The order issued by the U.S. Environmental Protection Agency also requires ARCO to fund and develop a plan for a technical assistance program to facilitate additional community involvement in the continuing response activities at the site.
Because the Anaconda mine site is not on or proposed for the EPA’s Superfund List, the company’s continued participation in this process is essential to cleaning up the site.
"Recovering these funds is an important step in moving the Anaconda Mine cleanup forward," said Keith Takata, director of the EPA’s Pacific Southwest superfund division from his office in San Francisco. "We can use the funds to continue the cleanup while we work with our state and local partners find a more permanent solution."
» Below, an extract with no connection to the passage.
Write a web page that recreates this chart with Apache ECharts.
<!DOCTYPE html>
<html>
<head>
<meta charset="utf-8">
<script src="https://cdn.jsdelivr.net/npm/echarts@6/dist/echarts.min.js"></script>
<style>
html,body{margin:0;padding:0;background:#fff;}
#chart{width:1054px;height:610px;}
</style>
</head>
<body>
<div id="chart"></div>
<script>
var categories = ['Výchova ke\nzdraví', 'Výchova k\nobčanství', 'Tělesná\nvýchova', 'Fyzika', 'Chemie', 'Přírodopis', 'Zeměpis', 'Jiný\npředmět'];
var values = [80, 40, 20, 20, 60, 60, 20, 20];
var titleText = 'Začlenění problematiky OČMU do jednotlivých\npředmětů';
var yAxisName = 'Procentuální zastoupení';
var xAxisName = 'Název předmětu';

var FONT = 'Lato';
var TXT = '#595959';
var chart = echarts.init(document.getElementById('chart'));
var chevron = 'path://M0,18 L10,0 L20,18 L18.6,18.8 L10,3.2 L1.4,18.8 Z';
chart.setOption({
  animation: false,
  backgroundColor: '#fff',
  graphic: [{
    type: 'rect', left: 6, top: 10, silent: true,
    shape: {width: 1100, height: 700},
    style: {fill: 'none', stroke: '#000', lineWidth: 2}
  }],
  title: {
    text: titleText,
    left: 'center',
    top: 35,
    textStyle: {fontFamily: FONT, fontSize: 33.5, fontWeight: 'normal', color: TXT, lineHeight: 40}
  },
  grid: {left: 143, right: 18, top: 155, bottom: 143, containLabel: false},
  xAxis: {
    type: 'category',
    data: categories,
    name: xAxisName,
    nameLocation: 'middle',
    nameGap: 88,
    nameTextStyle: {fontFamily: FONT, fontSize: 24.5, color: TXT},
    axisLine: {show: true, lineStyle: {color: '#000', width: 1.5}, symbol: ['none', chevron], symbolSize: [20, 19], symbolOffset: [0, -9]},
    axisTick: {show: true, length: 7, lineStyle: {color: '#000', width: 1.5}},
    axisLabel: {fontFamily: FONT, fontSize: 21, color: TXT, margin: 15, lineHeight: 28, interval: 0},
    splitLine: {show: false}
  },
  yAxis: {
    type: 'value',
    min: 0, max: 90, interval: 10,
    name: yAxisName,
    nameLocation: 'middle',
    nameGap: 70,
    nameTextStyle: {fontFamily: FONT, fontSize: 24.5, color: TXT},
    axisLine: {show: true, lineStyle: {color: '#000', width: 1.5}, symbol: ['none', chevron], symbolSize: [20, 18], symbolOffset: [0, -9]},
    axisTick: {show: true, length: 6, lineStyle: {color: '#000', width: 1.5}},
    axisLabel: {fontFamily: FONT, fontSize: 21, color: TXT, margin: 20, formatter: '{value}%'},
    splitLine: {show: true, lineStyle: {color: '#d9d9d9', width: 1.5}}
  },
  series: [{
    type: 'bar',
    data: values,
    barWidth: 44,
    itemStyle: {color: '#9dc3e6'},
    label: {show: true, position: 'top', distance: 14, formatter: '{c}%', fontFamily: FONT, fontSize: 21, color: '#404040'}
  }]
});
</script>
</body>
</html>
Anaconda abandoned copper mine at Yerrington, Nevada (Photo courtesy Great Basin Mine Watch)
The Anaconda mine site covers more than 3,400 acres in the Mason Valley, near the city of Yerington, 65 miles southeast of Reno.
The Singaste Mountains and the town of Weed Heights lie to the west, open agricultural fields and homes to the north, U.S. Bureau of Land Management, BLM, managed public land to the south, and the Walker River and the city of Yerington to the east.
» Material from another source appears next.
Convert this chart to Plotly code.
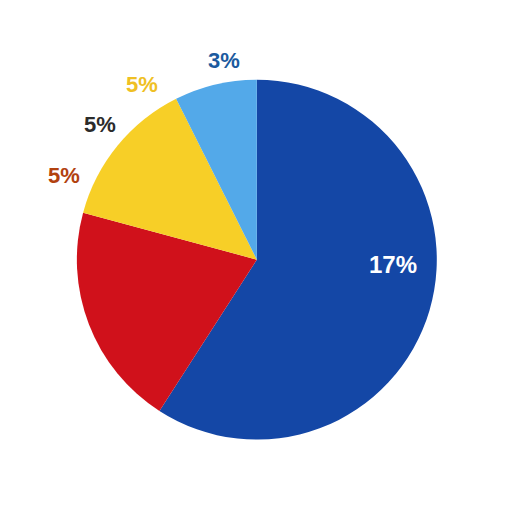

The major environmental threats on the site come from metals contaminating the groundwater and fugitive dust that could impact human health and surface water. The contaminated surface water can harm wildlife as well as people.
Mining operations enhanced levels of naturally occurring uranium, thorium and radium, making the radiological substances more pervasive and mobile in and around the site.
Originally known as the Empire Nevada Mine, the site began operation around 1918.
Anaconda purchased the Mine in 1941, and from 1952 to 1978 conducted mining and milling operations at the open-pit, low-grade copper mine.
The processing of the copper oxide ore involved large quantities of sulfuric acid, made in an on-site sulfuric acid manufacturing plant. The ore processing created liquid and solid wastes such as tailing piles, waste rock areas, liquid waste ponds, leach vats, heap leach pads, and evaporation ponds.
In 1977, ARCO bought Anaconda. A decrease in copper prices, lower priced foreign imports, and declining grade and amount of ore available forced the closure of Anaconda’s copper mining operations in 1978, and all activities were shut down in 1982
From 1977 to 1982 the company was owned by Atlantic Richfield Company and then sold to Don Tibbals, a local resident, who subsequently sold his interests to Arimetco Inc., with the exception of the Weed Heights community.
Arimetco operated a copper recovery operation from existing ore heaps within the site from 1989 to November 1999. Arimetco has terminated operations at the site and is currently managed under the protection of the United States Bankruptcy Court in Tucson, Arizona.
Today, parts of the site are public lands managed by the BLM and parts are owned by Arimetco.
Since 2000, the EPA has spent about $6 million at the Anaconda Mine site investigating and addressing wastes abandoned at the site.
In 2006, the EPA capped 100 acres of mine tailings to prevent erosion and dust blowing from the site. The agency also constructed and lined a new pond before the fall and winter rain season to prevent overflow of mine drainage.
Under two previous orders, ARCO is performing other response actions at the site, including broad investigation of the nature and extent of ground water contamination. Ultimately, the EPA says, the massive leach heaps and the leach fluid ponds must be addressed to prevent further contamination of ground water.